## Task objective
Go through the data below. List every line that holds the word "Apache".

Entries taken from a collection:
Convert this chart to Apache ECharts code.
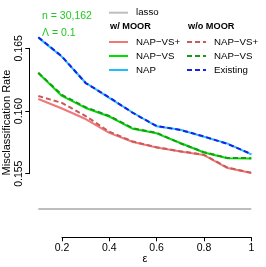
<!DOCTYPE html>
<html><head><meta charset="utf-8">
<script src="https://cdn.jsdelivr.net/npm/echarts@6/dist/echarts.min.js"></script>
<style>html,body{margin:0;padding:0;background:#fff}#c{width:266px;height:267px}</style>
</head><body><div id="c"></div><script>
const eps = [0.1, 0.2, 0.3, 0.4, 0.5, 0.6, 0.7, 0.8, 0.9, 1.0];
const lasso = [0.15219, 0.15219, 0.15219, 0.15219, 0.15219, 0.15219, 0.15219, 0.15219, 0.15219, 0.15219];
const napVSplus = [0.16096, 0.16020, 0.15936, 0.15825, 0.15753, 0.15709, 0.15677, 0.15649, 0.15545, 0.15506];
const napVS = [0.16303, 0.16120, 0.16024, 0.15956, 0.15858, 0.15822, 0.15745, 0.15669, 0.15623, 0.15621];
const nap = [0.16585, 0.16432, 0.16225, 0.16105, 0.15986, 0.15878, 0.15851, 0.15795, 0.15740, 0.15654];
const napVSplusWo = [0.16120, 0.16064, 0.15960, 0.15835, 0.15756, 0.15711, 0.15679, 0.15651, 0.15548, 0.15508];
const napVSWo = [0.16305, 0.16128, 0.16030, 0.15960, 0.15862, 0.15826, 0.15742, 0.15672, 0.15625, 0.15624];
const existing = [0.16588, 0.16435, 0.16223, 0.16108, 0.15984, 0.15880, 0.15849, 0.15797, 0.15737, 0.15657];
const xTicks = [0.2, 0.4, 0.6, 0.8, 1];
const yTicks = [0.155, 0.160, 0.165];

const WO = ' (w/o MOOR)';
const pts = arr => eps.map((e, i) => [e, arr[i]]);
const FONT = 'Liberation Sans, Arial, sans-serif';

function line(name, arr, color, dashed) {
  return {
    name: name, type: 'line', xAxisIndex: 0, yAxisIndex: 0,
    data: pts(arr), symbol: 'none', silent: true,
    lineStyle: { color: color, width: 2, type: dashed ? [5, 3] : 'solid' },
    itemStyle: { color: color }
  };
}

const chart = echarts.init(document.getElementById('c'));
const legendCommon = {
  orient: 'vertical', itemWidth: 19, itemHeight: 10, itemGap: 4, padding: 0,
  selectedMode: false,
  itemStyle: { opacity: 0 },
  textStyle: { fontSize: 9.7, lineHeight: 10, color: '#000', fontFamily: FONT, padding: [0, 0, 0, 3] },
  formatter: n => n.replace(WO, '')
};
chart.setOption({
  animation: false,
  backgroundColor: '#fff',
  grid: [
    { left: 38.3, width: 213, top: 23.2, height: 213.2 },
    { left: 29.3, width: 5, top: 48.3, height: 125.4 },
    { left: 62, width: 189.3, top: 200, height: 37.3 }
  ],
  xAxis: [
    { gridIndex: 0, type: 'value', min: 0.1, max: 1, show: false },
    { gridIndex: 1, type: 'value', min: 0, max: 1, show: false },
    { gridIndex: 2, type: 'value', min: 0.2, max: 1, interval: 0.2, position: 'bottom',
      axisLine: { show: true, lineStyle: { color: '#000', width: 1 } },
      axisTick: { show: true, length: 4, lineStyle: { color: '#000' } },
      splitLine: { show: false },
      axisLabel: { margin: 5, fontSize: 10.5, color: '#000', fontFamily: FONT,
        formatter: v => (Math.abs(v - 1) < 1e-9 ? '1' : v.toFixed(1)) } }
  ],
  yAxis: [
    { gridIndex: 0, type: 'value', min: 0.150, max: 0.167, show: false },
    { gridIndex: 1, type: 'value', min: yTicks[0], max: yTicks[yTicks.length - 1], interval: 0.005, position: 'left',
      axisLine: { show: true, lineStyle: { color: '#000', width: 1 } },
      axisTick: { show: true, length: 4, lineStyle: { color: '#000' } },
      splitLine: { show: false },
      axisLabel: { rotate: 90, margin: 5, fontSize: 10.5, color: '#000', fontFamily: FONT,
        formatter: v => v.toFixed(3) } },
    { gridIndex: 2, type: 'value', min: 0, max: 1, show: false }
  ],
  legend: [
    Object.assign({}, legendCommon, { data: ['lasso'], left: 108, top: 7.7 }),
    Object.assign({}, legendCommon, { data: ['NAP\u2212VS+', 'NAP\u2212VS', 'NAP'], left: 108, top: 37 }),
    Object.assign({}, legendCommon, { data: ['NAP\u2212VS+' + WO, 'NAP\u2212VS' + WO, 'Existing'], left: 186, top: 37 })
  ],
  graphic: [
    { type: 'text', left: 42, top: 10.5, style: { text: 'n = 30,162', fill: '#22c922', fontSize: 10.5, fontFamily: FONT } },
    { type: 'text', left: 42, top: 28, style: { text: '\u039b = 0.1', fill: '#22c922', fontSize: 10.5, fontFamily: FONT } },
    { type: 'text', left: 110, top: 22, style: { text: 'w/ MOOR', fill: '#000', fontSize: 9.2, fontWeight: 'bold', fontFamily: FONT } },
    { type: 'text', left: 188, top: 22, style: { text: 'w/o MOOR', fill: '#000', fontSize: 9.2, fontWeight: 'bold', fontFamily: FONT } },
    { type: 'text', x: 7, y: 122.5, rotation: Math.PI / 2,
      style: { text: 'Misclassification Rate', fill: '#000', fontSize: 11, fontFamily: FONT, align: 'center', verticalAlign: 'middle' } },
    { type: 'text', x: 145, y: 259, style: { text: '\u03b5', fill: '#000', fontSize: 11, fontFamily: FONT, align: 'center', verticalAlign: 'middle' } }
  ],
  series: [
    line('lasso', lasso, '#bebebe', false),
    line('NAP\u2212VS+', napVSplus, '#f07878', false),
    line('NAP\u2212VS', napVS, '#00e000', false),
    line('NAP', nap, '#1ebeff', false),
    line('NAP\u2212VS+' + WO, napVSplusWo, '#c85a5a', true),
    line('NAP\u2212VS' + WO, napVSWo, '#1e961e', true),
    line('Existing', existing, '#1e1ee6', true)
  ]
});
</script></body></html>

---

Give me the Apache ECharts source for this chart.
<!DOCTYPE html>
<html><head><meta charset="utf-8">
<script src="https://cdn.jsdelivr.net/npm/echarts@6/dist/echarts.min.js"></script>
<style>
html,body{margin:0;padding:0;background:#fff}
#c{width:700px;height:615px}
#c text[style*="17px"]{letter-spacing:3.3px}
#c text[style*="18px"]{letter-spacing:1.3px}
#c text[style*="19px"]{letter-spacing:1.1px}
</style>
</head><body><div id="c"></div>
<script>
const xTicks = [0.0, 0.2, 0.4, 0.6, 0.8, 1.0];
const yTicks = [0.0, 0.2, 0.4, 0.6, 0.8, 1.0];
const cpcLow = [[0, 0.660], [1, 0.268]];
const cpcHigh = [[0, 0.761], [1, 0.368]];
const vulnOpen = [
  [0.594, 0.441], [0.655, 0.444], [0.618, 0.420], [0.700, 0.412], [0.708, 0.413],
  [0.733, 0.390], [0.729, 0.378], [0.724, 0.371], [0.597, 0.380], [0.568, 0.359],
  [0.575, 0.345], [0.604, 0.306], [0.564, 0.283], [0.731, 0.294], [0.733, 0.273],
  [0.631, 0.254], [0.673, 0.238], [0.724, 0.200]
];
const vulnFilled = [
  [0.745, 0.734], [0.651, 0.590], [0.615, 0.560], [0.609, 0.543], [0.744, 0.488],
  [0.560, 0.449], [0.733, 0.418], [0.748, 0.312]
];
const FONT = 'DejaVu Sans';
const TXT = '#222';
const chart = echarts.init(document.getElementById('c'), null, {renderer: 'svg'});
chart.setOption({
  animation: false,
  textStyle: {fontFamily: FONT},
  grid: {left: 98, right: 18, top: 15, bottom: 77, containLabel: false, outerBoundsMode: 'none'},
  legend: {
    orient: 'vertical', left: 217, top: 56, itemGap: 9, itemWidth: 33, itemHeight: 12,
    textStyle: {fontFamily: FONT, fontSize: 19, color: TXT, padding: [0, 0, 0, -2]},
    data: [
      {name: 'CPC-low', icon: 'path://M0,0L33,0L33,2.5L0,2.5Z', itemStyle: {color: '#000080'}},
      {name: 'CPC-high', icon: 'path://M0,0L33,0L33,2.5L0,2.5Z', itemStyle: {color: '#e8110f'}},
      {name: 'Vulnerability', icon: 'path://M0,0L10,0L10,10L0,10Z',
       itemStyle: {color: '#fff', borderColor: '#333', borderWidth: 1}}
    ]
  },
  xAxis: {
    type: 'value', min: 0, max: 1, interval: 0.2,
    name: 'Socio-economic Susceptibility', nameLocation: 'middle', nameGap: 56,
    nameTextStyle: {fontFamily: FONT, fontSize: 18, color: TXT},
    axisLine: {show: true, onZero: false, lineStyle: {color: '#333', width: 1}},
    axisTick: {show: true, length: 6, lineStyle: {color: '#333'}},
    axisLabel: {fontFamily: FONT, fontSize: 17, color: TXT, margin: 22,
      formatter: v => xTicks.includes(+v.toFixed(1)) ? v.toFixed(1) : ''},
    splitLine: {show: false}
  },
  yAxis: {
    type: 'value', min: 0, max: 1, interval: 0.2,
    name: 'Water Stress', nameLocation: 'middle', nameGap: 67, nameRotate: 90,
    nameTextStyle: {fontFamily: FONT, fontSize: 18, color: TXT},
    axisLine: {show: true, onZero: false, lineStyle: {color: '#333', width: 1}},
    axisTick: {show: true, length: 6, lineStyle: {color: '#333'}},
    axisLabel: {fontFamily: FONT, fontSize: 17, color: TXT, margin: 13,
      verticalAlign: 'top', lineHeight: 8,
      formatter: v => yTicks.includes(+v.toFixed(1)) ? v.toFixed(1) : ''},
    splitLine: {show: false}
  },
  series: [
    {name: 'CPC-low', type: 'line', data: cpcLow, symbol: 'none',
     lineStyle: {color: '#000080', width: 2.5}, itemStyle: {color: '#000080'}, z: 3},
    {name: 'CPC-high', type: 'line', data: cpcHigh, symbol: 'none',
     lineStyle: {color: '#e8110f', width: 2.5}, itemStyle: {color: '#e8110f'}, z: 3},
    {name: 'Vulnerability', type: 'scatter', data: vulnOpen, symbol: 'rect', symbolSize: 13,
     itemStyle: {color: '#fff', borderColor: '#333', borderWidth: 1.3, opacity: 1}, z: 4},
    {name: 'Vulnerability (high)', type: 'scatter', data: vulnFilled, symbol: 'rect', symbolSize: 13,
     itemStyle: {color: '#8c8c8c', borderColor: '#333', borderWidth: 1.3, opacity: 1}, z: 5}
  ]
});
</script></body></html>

--

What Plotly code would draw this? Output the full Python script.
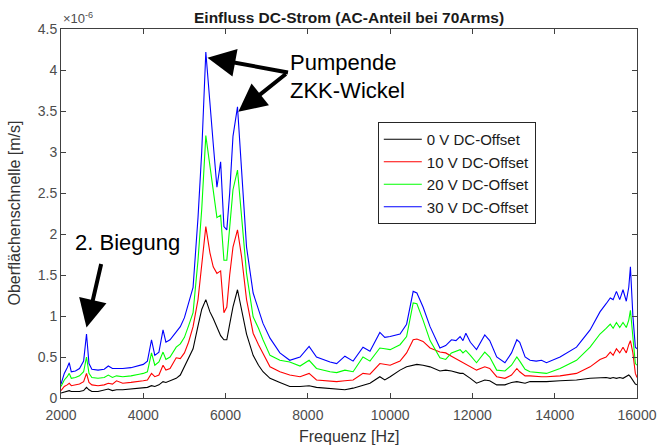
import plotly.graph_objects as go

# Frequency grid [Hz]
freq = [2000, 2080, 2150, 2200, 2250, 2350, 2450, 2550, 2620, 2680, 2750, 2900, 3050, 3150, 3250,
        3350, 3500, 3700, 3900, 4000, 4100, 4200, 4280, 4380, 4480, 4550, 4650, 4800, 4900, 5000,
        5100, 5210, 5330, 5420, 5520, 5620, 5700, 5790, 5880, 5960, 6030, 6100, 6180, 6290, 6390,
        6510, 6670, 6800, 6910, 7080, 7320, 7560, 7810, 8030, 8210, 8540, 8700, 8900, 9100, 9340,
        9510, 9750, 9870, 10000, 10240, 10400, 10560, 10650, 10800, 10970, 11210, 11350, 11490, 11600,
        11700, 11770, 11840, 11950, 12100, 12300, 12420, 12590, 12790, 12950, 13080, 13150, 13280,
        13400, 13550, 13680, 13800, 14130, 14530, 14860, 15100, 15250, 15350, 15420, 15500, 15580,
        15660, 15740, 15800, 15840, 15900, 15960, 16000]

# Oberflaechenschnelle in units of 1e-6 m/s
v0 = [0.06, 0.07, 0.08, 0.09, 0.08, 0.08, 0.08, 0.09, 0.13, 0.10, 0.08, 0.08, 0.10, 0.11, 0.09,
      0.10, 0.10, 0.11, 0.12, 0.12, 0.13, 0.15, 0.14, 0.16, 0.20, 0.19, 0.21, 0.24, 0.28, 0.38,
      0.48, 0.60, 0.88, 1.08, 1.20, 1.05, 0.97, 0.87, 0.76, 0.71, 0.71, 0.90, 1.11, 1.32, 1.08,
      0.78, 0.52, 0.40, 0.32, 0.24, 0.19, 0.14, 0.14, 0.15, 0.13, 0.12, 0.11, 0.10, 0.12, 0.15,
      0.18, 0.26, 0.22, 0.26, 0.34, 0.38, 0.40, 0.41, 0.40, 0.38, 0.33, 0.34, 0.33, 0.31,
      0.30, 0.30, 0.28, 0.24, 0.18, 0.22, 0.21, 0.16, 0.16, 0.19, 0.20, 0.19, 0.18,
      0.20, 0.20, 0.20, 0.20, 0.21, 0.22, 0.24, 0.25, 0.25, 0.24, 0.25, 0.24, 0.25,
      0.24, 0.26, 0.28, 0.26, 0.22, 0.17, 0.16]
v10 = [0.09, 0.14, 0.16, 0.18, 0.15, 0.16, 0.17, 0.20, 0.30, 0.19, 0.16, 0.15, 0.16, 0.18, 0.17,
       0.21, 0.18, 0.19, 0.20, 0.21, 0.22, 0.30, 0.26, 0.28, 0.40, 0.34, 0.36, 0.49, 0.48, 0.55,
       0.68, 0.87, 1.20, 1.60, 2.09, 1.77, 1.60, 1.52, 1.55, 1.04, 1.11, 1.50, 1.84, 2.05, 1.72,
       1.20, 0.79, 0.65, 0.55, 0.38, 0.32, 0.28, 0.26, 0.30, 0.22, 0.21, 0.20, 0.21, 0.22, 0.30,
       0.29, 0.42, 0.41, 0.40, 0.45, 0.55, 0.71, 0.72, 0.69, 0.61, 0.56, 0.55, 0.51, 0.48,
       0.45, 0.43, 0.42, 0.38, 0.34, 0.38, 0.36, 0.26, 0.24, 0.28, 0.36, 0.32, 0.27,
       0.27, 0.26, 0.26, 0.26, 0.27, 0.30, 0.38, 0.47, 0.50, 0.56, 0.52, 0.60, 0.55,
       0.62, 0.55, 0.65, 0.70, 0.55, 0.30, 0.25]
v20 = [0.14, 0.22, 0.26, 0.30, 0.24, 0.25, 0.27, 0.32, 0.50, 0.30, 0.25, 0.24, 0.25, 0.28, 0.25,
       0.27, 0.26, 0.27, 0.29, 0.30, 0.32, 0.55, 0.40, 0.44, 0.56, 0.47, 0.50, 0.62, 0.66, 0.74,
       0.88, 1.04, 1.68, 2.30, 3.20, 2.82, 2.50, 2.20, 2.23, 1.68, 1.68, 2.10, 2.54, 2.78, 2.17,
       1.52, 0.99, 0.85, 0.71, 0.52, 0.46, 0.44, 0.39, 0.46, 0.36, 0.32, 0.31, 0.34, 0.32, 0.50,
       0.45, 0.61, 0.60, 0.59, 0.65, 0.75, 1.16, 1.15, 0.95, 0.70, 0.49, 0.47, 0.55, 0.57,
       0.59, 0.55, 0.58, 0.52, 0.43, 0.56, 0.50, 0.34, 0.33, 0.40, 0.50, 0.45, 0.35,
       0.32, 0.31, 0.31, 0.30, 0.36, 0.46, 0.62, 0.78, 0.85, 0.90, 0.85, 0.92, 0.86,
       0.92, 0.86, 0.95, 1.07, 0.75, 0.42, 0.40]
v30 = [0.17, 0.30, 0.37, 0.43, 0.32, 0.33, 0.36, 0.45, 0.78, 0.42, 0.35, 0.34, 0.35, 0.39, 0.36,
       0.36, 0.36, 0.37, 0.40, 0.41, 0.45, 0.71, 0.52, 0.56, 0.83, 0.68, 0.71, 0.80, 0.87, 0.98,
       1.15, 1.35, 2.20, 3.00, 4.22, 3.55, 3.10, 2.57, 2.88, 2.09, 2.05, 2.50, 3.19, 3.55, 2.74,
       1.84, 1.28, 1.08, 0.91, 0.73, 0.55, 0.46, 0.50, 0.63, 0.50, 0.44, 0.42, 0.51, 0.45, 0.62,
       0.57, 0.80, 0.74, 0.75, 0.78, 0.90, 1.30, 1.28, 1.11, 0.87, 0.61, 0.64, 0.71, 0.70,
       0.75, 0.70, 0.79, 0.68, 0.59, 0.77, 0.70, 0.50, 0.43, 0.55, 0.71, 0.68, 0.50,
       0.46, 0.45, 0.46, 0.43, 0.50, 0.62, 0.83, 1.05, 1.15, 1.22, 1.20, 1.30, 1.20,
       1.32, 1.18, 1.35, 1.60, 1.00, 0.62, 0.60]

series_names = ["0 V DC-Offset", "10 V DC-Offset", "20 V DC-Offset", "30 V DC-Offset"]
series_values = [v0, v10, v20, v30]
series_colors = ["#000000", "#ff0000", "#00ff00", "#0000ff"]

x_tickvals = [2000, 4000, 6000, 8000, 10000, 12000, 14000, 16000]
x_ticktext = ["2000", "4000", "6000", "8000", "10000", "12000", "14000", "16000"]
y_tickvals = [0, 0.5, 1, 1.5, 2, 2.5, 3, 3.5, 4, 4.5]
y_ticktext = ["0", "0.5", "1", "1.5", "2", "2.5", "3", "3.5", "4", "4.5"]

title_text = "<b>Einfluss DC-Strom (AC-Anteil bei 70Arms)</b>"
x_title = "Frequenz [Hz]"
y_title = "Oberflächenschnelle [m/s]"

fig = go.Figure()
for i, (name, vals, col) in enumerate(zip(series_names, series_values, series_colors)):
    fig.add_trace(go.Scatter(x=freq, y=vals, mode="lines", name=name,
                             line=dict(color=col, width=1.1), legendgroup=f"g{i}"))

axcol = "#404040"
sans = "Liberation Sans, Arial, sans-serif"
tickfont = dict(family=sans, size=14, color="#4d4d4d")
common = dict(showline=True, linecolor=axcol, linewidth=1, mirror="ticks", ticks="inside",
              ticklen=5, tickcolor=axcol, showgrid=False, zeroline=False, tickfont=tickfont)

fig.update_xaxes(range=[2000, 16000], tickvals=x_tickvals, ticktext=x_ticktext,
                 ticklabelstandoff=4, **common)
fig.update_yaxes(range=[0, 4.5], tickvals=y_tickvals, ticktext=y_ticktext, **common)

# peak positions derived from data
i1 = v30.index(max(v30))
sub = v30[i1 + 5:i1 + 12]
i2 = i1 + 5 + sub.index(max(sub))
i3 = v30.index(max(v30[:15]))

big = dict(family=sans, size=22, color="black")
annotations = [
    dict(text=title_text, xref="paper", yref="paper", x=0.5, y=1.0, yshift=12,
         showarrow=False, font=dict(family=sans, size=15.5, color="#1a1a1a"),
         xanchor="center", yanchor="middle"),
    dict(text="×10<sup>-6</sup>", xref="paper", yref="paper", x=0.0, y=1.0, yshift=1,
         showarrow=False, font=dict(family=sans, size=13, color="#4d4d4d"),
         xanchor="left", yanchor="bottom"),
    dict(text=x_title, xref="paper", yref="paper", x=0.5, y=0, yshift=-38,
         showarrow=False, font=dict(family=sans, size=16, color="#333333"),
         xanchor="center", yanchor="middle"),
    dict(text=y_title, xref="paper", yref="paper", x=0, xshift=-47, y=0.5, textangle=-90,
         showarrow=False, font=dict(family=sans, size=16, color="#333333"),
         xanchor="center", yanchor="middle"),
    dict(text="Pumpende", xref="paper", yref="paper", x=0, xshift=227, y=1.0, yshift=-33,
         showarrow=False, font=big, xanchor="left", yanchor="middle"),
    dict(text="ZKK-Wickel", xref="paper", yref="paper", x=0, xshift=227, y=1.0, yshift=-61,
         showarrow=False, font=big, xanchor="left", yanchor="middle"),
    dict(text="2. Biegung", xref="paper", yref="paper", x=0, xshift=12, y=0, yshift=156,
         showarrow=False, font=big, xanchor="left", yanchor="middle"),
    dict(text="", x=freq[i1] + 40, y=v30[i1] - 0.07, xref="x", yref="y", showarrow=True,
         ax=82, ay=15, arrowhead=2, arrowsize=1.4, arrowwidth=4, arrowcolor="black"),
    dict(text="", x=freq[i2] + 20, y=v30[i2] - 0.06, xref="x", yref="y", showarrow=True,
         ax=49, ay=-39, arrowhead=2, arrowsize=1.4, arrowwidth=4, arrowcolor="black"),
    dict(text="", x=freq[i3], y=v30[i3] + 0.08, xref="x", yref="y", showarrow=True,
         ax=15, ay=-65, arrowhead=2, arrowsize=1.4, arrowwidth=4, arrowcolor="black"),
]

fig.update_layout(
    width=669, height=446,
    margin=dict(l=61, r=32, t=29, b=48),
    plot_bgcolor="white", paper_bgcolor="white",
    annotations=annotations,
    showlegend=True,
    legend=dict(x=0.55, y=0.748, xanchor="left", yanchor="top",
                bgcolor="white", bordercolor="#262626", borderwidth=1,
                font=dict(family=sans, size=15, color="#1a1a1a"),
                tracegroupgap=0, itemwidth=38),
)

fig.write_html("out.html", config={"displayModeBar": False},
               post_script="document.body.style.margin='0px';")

## Written response
Convert this chart to Apache ECharts code.
Give me the Apache ECharts source for this chart.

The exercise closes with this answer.